EXERCISE AIM: Reproduce each line from the first in the data through the line that contains "import plotly.graph_objects as go" exactly; give nothing else.

DATA PROVIDED:
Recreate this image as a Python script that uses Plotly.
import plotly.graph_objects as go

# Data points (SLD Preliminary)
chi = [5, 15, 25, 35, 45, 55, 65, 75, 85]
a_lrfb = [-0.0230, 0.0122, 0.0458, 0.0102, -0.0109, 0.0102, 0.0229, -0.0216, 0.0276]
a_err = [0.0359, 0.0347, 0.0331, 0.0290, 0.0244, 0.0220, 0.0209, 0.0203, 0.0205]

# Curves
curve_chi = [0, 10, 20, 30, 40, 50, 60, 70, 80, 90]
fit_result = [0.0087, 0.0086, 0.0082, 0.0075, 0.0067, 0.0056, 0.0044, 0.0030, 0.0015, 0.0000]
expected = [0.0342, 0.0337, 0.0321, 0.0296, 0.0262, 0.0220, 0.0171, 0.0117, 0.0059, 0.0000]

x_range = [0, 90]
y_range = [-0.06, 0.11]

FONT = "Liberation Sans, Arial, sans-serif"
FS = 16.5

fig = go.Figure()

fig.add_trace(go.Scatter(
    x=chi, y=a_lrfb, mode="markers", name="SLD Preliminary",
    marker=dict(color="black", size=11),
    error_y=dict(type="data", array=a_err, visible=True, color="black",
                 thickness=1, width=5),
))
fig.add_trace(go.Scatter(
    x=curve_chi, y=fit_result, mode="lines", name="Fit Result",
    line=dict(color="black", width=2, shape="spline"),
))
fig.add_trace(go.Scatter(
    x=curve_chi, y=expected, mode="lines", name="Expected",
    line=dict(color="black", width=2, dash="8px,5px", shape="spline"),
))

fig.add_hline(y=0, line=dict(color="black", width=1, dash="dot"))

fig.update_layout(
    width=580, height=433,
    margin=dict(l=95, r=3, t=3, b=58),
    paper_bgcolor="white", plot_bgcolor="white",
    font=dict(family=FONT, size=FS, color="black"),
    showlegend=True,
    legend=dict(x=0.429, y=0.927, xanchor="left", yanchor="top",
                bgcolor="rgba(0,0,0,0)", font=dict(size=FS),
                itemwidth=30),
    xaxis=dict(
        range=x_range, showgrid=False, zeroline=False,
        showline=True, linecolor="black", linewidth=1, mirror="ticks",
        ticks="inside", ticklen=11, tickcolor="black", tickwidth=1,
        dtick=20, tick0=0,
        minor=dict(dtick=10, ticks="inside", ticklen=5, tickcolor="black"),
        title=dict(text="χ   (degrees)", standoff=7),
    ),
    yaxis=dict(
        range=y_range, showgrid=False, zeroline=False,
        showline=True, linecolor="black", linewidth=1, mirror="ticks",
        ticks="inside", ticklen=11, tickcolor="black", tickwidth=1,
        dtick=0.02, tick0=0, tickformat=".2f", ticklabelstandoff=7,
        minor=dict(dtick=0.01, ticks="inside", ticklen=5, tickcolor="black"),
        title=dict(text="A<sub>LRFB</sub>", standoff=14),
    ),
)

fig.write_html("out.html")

SOLUTION BELOW:
Recreate this image as a Python script that uses Plotly.
import plotly.graph_objects as go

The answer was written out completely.